Ein bisschen ist L’uomo senza gravità – so der Originaltitel – schon ein Film, der in seinem Namen alles verrät, was das Publikum wissen muss. Im Zentrum steht Oscar und im Zentrum steht ganz und gar Oscars ungewöhnliche Eigenschaft. Gerade in ihrer ersten Hälfte spielt die Geschichte dann auch mit diesem speziellen menschlichen Wunder und generiert mit einfachen Mitteln wunderschöne Bilder. Das dem Mutterlieb entschwebende Baby, das Kleinkind, das es sich an der Decke der elterlichen Wohnung gemütlich macht, der Junge, der mit Gewichten beschwert vorsichtig erste Schritte übt. Das ist nicht nur schön anzusehen, sondern auch eine wunderbar stille, zurückhaltende Parabel auf das Großwerden an und für sich. Der Mann ohne Gravitation ist kein lauter, kein pompöser Film, sondern viel mehr ein schlichtes Werk im besten Sinne des Wortes. Hier muss keine tiefergehende Bedeutung übergestülpt und erst recht keine übertriebene Melodramatik entwickelt werden. Wo Filme wie Benjamin Button mit großen Pathos glänzen, ist dieser italienische Genrevertreter überraschend nüchtern und subtil geraten. Mehr noch, Regisseur Marco Bonfanti versucht sich größtenteils vom Fantasygenre fernzuhalten und erzählt stattdessen lieber irgendwo zwischen Realismus und magischem Realismus, ohne dass die Magie sich je allzu sehr in den Vordergrund spielen würde. Das Ergebnis ist insbesondere in den Kindertagen Oscars weitaus mehr Siegfried Lenz als Amelie Poulain, weitaus mehr Neorealismus als Traumfabrik.

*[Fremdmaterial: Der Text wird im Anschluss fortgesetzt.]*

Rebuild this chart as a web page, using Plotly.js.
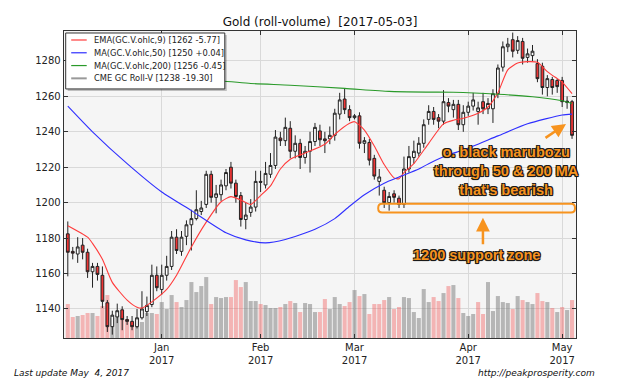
<!DOCTYPE html>
<html><head><meta charset="utf-8">
<script src="https://cdn.plot.ly/plotly-3.0.1.min.js"></script>
<style>html,body{margin:0;padding:0;background:#fff}#chart{width:640px;height:384px}</style>
</head><body><div id="chart"></div>
<script>
// Trading days (categories)
const dates = [
'2016-12-05','2016-12-06','2016-12-07','2016-12-08','2016-12-09','2016-12-12','2016-12-13','2016-12-14','2016-12-15','2016-12-16',
'2016-12-19','2016-12-20','2016-12-21','2016-12-22','2016-12-23','2016-12-27','2016-12-28','2016-12-29','2016-12-30',
'2017-01-03','2017-01-04','2017-01-05','2017-01-06','2017-01-09','2017-01-10','2017-01-11','2017-01-12','2017-01-13','2017-01-17',
'2017-01-18','2017-01-19','2017-01-20','2017-01-23','2017-01-24','2017-01-25','2017-01-26','2017-01-27','2017-01-30','2017-01-31',
'2017-02-01','2017-02-02','2017-02-03','2017-02-06','2017-02-07','2017-02-08','2017-02-09','2017-02-10','2017-02-13','2017-02-14',
'2017-02-15','2017-02-16','2017-02-17','2017-02-21','2017-02-22','2017-02-23','2017-02-24','2017-02-27','2017-02-28',
'2017-03-01','2017-03-02','2017-03-03','2017-03-06','2017-03-07','2017-03-08','2017-03-09','2017-03-10','2017-03-13','2017-03-14',
'2017-03-15','2017-03-16','2017-03-17','2017-03-20','2017-03-21','2017-03-22','2017-03-23','2017-03-24','2017-03-27','2017-03-28',
'2017-03-29','2017-03-30','2017-03-31',
'2017-04-03','2017-04-04','2017-04-05','2017-04-06','2017-04-07','2017-04-10','2017-04-11','2017-04-12','2017-04-13','2017-04-17',
'2017-04-18','2017-04-19','2017-04-20','2017-04-21','2017-04-24','2017-04-25','2017-04-26','2017-04-27','2017-04-28',
'2017-05-01','2017-05-02','2017-05-03'];

const open = [1182.4,1172.5,1171,1176,1172,1161,1164,1159,1143.5,1130,
1135.5,1139.5,1134,1133,1130,1135,1138.5,1142.5,1159,
1151,1159,1164,1180.5,1172.5,1181,1187.5,1191,1195,1199,
1216,1203,1204.5,1209.5,1220,1211,1204,1190.5,1194.5,1197.5,
1212,1210,1216,1221,1236.5,1235,1242,1229,1233.5,1225.5,
1229,1234.5,1240.5,1236,1236,1238,1250,1258.5,1252.5,
1248,1249,1233.5,1234,1225,1212,1207,1200,1205,1202.5,
1199,1219,1225.5,1228,1233.5,1247,1251.5,1248,1246,1256.5,
1252.5,1255.5,1244,
1251,1254.5,1251.5,1257,1253,1253,1261.5,1276.5,1288,1292,
1286,1291,1282,1283,1278.5,1277,1265,1269.5,1269,
1269,1256.5,1257];
const high = [1189.4,1175,1180.5,1180,1174,1166,1166,1164,1145,1139,
1143,1141.5,1136,1136,1140,1150,1147,1165,1164,
1165,1170,1184,1185,1184,1190,1196,1207,1201,1218,
1218,1210,1213,1219,1223,1213,1206,1200,1202,1218,
1218,1223,1228,1241,1240,1248,1246,1238,1236,1232,
1240,1245,1244,1240,1243,1253,1262,1264.5,1255,
1250,1251,1237,1236,1227,1219,1209,1206,1207,1204,
1226,1232,1235,1237,1247,1255,1254,1250,1263.5,1259,
1258,1258,1255,
1257,1262,1257,1262,1259,1264,1278,1291,1293,1296,
1294,1293,1287,1289,1281,1279,1272,1271,1270,
1271,1260,1258];
const low = [1158.4,1168,1166,1168,1157.5,1152,1156,1140.5,1127,1125.5,
1132,1128,1131,1128,1129,1134,1136,1141,1150,
1148,1156,1162,1171,1170,1176,1173,1190,1193,1197,
1200,1194,1201,1207,1208,1200,1186.5,1185,1192,1195,
1206,1208,1214,1219,1232,1232,1225,1225,1219,1222,
1217,1232,1232,1228,1233,1235,1247,1250,1246,
1247,1230.5,1228,1221,1213,1204,1197,1195.5,1200,1197,
1197,1217,1222,1226,1231,1244,1244,1242,1244,1251,
1248,1241,1240,
1249,1252,1244,1250,1250,1245,1259,1274,1285,1282,
1284,1278,1279,1280,1268,1261,1260,1261,1262,
1254,1253,1236];
const close = [1172,1171.5,1175,1172,1161,1164,1159.5,1144.3,1130,1136.5,
1139,1134,1133,1130,1135,1140,1142,1159,1152,
1159,1164,1180.5,1173,1180.5,1187.5,1191,1196,1197,1216,
1203,1205,1210,1217,1211,1203.5,1190.5,1193,1197.5,1212,
1211.5,1216.5,1221,1237,1235,1242.5,1229,1233.5,1225.5,1229,
1234.5,1242.5,1235.5,1235,1238,1250.5,1258,1252.5,1248,
1249,1233.5,1235,1224,1215,1214.5,1200,1203.5,1203,1199,
1219,1226,1229,1233.5,1244,1251.5,1247,1246,1257,1254.5,
1255.5,1244,1251,
1254.5,1258,1253.5,1253,1256,1261.5,1276,1288,1289.5,1285.5,
1291.5,1281.5,1284,1285.5,1270,1265,1270,1265,1265.5,
1257,1257.3,1238];
const volume = [34,21,22,23,25,25,22,32,43,20,
23,22,19,16,19,16,25,25,24,
36,29,43,36,31,38,56,46,52,61,
34,41,40,41,41,58,51,56,37,37,
34,33,30,30,31,34,37,35,26,35,
34,26,26,39,29,41,34,32,36,
48,42,44,24,34,34,38,41,29,31,
41,40,26,20,49,36,41,37,45,52,
53,40,25,
22,24,36,24,56,27,42,36,35,29,
42,38,36,34,45,37,36,30,26,
31,28,38];

// Moving averages
const emaDates = ['2016-12-05','2016-12-09','2016-12-12','2016-12-14','2016-12-16','2016-12-21','2016-12-23','2016-12-27','2016-12-29',
'2017-01-04','2017-01-06','2017-01-11','2017-01-17','2017-01-20','2017-01-24','2017-01-26','2017-01-30','2017-02-01','2017-02-03',
'2017-02-07','2017-02-09','2017-02-14','2017-02-21','2017-02-23','2017-02-28','2017-03-01','2017-03-03','2017-03-07','2017-03-09',
'2017-03-13','2017-03-14','2017-03-15','2017-03-17','2017-03-22','2017-03-27','2017-03-29','2017-03-31','2017-04-05','2017-04-07',
'2017-04-11','2017-04-13','2017-04-18','2017-04-20','2017-04-24','2017-04-26','2017-04-28','2017-05-01','2017-05-03'];
const emaValues = [1187,1180.5,1177,1168,1155,1145,1141,1140.5,1144,
1151,1159,1175,1189,1200.5,1203.4,1201.5,1199,1204,1209.5,
1219,1224.5,1228,1233,1238.5,1244.8,1245.7,1241,1232,1221.5,
1214,1213.5,1217,1222,1233.5,1244.5,1246.5,1247.6,1250.5,1254,
1262,1275,1278.8,1279.6,1279.2,1274,1270,1268,1261.5];

const ma50Dates = ['2016-12-05','2016-12-12','2016-12-21','2017-01-03','2017-01-11','2017-01-23','2017-01-27','2017-02-02','2017-02-08',
'2017-02-16','2017-02-23','2017-02-28','2017-03-03','2017-03-09','2017-03-14','2017-03-20','2017-03-22','2017-03-28','2017-03-31',
'2017-04-11','2017-04-20','2017-05-01','2017-05-03'];
const ma50Values = [1254.5,1240,1222,1206,1195.5,1183,1179,1177.3,1179.2,
1185,1191,1198,1204.5,1211,1214.5,1219,1222,1227,1229.7,
1237.7,1244.5,1249.5,1250];

const ma200Dates = ['2016-12-05','2016-12-27','2017-01-20','2017-01-30','2017-02-09','2017-02-27','2017-03-10','2017-03-22','2017-03-29',
'2017-04-11','2017-04-21','2017-05-01','2017-05-03'];
const ma200Values = [1272,1270.5,1268.7,1267.3,1266.3,1264.5,1262.8,1262.4,1262.3,1261.2,1259.8,1257.5,1256];

const monthTickDates = ['2017-01-03','2017-02-01','2017-03-01','2017-04-03','2017-05-01'];
const monthTickLabels = ['Jan<br>2017','Feb<br>2017','Mar<br>2017','Apr<br>2017','May<br>2017'];

const seriesNames = ['EMA(GC.V.ohlc,9) [1262 -5.77]','MA(GC.V.ohlc,50) [1250 +0.04]','MA(GC.V.ohlc,200) [1256 -0.45]','CME GC Roll-V [1238 -19.30]'];
const seriesColors = ['#ff3b3b','#2f2fff','#2a9a2a','#999999'];

const idx = d => dates.indexOf(d);
const xs = dates.map((d,i)=>i);
const volColors = close.map((c,i)=> (i===0 || c < close[i-1]) ? 'rgba(240,90,90,0.42)' : 'rgba(120,120,120,0.5)');

// pixel -> paper helpers for decorations (plot area 64.3..576 x 31..338.3)
const PX0=64.3, PW=511.7, PY1=338.3, PH=307.3;
const px = x => (x-PX0)/PW;
const py = y => (PY1-y)/PH;

const ORANGE = '#F7931E';
const OUT = '#1a1a1a';
const outline = '-1px -1px 0 '+OUT+', 1px -1px 0 '+OUT+', -1px 1px 0 '+OUT+', 1px 1px 0 '+OUT+', 0 1px 1px '+OUT+', 1px 0 1px '+OUT;

const traces = [
  {type:'bar', x:xs, y:volume, xaxis:'x', yaxis:'y', marker:{color:volColors, line:{width:0}}, showlegend:false, hoverinfo:'skip'},
  {type:'candlestick', name:seriesNames[3], x:xs, open:open, high:high, low:low, close:close, xaxis:'x', yaxis:'y2', showlegend:false,
   whiskerwidth:0,
   increasing:{line:{color:'#222', width:1}, fillcolor:'#ffffff'},
   decreasing:{line:{color:'#222', width:1}, fillcolor:'#ee3535'}, hoverinfo:'skip'},
  {type:'scatter', mode:'lines', name:seriesNames[0], x:emaDates.map(idx), y:emaValues, yaxis:'y2', showlegend:false,
   line:{color:seriesColors[0], width:1.1, shape:'spline', smoothing:0.6}},
  {type:'scatter', mode:'lines', name:seriesNames[1], x:ma50Dates.map(idx), y:ma50Values, yaxis:'y2', showlegend:false,
   line:{color:seriesColors[1], width:1.1, shape:'spline', smoothing:0.6}},
  {type:'scatter', mode:'lines', name:seriesNames[2], x:ma200Dates.map(idx), y:ma200Values, yaxis:'y2', showlegend:false,
   line:{color:seriesColors[2], width:1.1, shape:'spline', smoothing:0.6}}
];

// rounded rectangle (support zone marker)
const rx0=px(378.3), rx1=px(575), ry0=py(212.7), ry1=py(204), rrx=4/PW, rry=4.3/PH;
const rrPath = `M ${rx0+rrx},${ry0} L ${rx1-rrx},${ry0} Q ${rx1},${ry0} ${rx1},${ry0+rry} L ${rx1},${ry1-rry} Q ${rx1},${ry1} ${rx1-rrx},${ry1} L ${rx0+rrx},${ry1} Q ${rx0},${ry1} ${rx0},${ry1-rry} L ${rx0},${ry0+rry} Q ${rx0},${ry0} ${rx0+rrx},${ry0} Z`;

// legend box drawn as decorations
const legRows = [40, 52.8, 65.6, 78.4];
const shapes = [
  {type:'rect', xref:'paper', yref:'paper', x0:px(68), x1:px(227), y0:py(91), y1:py(35), fillcolor:'rgba(0,0,0,0.22)', line:{width:0}},
  {type:'rect', xref:'paper', yref:'paper', x0:px(66), x1:px(225), y0:py(89), y1:py(33), fillcolor:'#ffffff', line:{color:'#333', width:1}},
  {type:'path', xref:'paper', yref:'paper', path:rrPath, line:{color:ORANGE, width:2}, fillcolor:'rgba(0,0,0,0)'}
];
const annotations = [];
seriesNames.forEach((n,i)=>{
  shapes.push({type:'line', xref:'paper', yref:'paper', x0:px(71.5), x1:px(87), y0:py(legRows[i]), y1:py(legRows[i]),
               line:{color:seriesColors[i], width: i===3 ? 2 : 1.2}});
  annotations.push({xref:'paper', yref:'paper', x:px(92.5), y:py(legRows[i]), xanchor:'left', yanchor:'middle', showarrow:false,
               text:n, font:{family:'DejaVu Sans', size:8.3, color:'#222'}});
});

annotations.push(
  {xref:'paper', yref:'paper', x:px(507), y:py(171), xanchor:'center', yanchor:'middle', showarrow:false, align:'center',
   text:"o. black marubozu<br>through 50 &amp; 200 MA<br>that's bearish",
   font:{family:'Liberation Sans', size:14.5, weight:700, color:ORANGE, shadow:outline}},
  {xref:'paper', yref:'paper', x:px(476.5), y:py(255), xanchor:'center', yanchor:'middle', showarrow:false,
   text:'1200 support zone', font:{family:'Liberation Sans', size:14.5, weight:700, color:ORANGE, shadow:outline}},
  {xref:'paper', yref:'paper', x:px(566), y:py(124), text:'', showarrow:true, ax:-22, ay:15, arrowhead:2, arrowsize:1.1,
   arrowwidth:2.5, arrowcolor:ORANGE},
  {xref:'paper', yref:'paper', x:px(483), y:py(218), text:'', showarrow:true, ax:0, ay:28, arrowhead:2, arrowsize:1.1,
   arrowwidth:2.5, arrowcolor:ORANGE},
  {xref:'paper', yref:'paper', x:px(12), y:py(373), xanchor:'left', yanchor:'middle', showarrow:false,
   text:'Last update May\u00a0 4, 2017', font:{family:'DejaVu Sans', size:9, style:'italic', color:'#111'}},
  {xref:'paper', yref:'paper', x:px(597), y:py(373), xanchor:'right', yanchor:'middle', showarrow:false,
   text:'http://peakprosperity.com', font:{family:'DejaVu Sans', size:9, style:'italic', color:'#111'}}
);

const axisFont = {family:'DejaVu Sans', size:10, color:'#222'};
const layout = {
  width:640, height:384,
  margin:{l:64, r:64, t:31, b:46, pad:0},
  paper_bgcolor:'#ffffff', plot_bgcolor:'#f5f5f5',
  title:{text:'Gold (roll-volume)  [2017-05-03]', font:{family:'DejaVu Sans', size:12, color:'#111'},
         x:0.5, xanchor:'center', xref:'paper', y:0.943, yanchor:'middle', yref:'container'},
  showlegend:false,
  bargap:0.18, boxgap:0.2,
  xaxis:{range:[-0.77,102.8], tickvals:monthTickDates.map(idx), ticktext:monthTickLabels, ticks:'inside', ticklen:4,
         tickcolor:'#333', showgrid:true, gridcolor:'#d9d9d9', gridwidth:1, showline:true, linecolor:'#333', linewidth:1.3,
         mirror:'ticks', zeroline:false, rangeslider:{visible:false}, tickfont:axisFont, fixedrange:true},
  yaxis:{range:[0,307.3], visible:false, fixedrange:true},
  yaxis2:{overlaying:'y', side:'left', range:[1123.6,1296.9], tick0:1140, dtick:20, ticks:'inside', ticklen:4, tickcolor:'#333',
          showgrid:true, gridcolor:'#d9d9d9', gridwidth:1, showline:true, linecolor:'#333', linewidth:1.3, mirror:'ticks',
          zeroline:false, tickfont:axisFont, fixedrange:true},
  shapes:shapes,
  annotations:annotations
};

Plotly.newPlot('chart', traces, layout, {staticPlot:true, displayModeBar:false});
</script>
</body></html>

Dieser Hang zum Leisen und Nachdenklichen wird in der zweiten Hälfte des Films, die den erwachsenen Oscar auf seiner Suche nach dem richtigen Platz im Leben begleitet, nicht aufgebrochen, sondern sogar noch radikalisiert. Auch wenn der Plot alle Ingredienzen des fantastisch/romantischen Kinos besitzt, versinkt Der Mann ohne Gravitation nie in den theatralischen, übernatürlichen Fahrwassern seiner Geschwister. Vieles, was geschieht, geschieht mit einem ruhigen, melancholischen Blick. Geschehnisse, die deprimierend sind, werden nicht mit großer kathartischer Geste weggewischt, sondern auch einfach mal stehen gelassen. Nicht jeder Widerspruch lässt sich auflösen und die Protagonisten und Protagonistinnen dürfen angenehm ambivalent bleiben. Gerade die Figur des Oscars ist dabei wundervoll nuanciert gezeichnet: Naiv ob seiner Isolation, aber auch mit dem unbedingten Willen mehr zu sein, natürlich leicht exzentrisch, aber nicht einfach nur strahlender Sympathieträger. Elio Germano haucht diesem fragilen und spannenden Charakter Leben ein, hält sich gestisch und mimisch meist zurück und erreicht dennoch – oder gerade deswegen – eine beeindruckende Leinwandpräsenz.

Ganz schafft es L’uomo senza gravità aber nicht, diese Tiefe zu halten. Sobald Oscar doch einen entscheidenden Schritt Richtung selbstbestimmtes Leben macht, beginnen sich einige Klischees in den Film einzuschleichen. Die Gegenüberstellung von idyllischem Land und hektischer, oberflächlicher Medienwelt ist in sich selbst ziemlich flach und oberflächlich geraten, ein in der zweiten Hälfte des Films ziemlich zentraler Charakter scheint zwischenzeitlich sämtliche Klischees eines stereotypen Antagonisten zu erfüllen und es steuert alles ein wenig zu sehr auf sentimentales Genrekino hin. Erstaunlicherweise gelingt es dem Film trotz eine Menge Trubels irgendwie wieder auf der richtigen Fahrspur zu landen. In dem Moment, in dem alles zu einer großen Klimax zusammenzulaufen scheint, findet er wieder zu einer ruhigen, besonnenen Erzählhaltung und kann sogar das obligatorische Romantikthema geschickt über die Ziellinie reißen, ohne dabei vor sich selbst das Gesicht zu verlieren. Auch wenn er in den Schlussminuten wieder etwas zu dick aufträgt, bleibt er doch genug seiner Motivik verpflichtet und dürfte ein zufriedenes Publikum hinterlassen.

Dieses findet den Film übrigens nicht im Kino, sondern bei Netflix, wo er bestens aufgehoben ist: Als einer der besten Exklusivtitel des Streaming-Giganten, als leiser, nachdenklicher und subtiler Film, der keine große Leinwand braucht, um zu glänzen. Als kleine europäische Filmperle, die kein komplexes Arthaus sein will, aber doch deutlich mehr Substanz besitzt als seine Gegenstücke jenseits des Atlantik. Als klassischer romantischer Fantasyschinken, der vielen Formalien des Genres folgt und sich dennoch einen eigenen Charakter bewahrt. Als sentimentales, fantastisches Kino, das Reflexion und Realismus atmet und somit auch Verächtern des Genres gefallen dürfte. Als einfacher Film, der alles gibt, was sein Titel verspricht, und dennoch in ausgewählten Momenten zu überraschen vermag.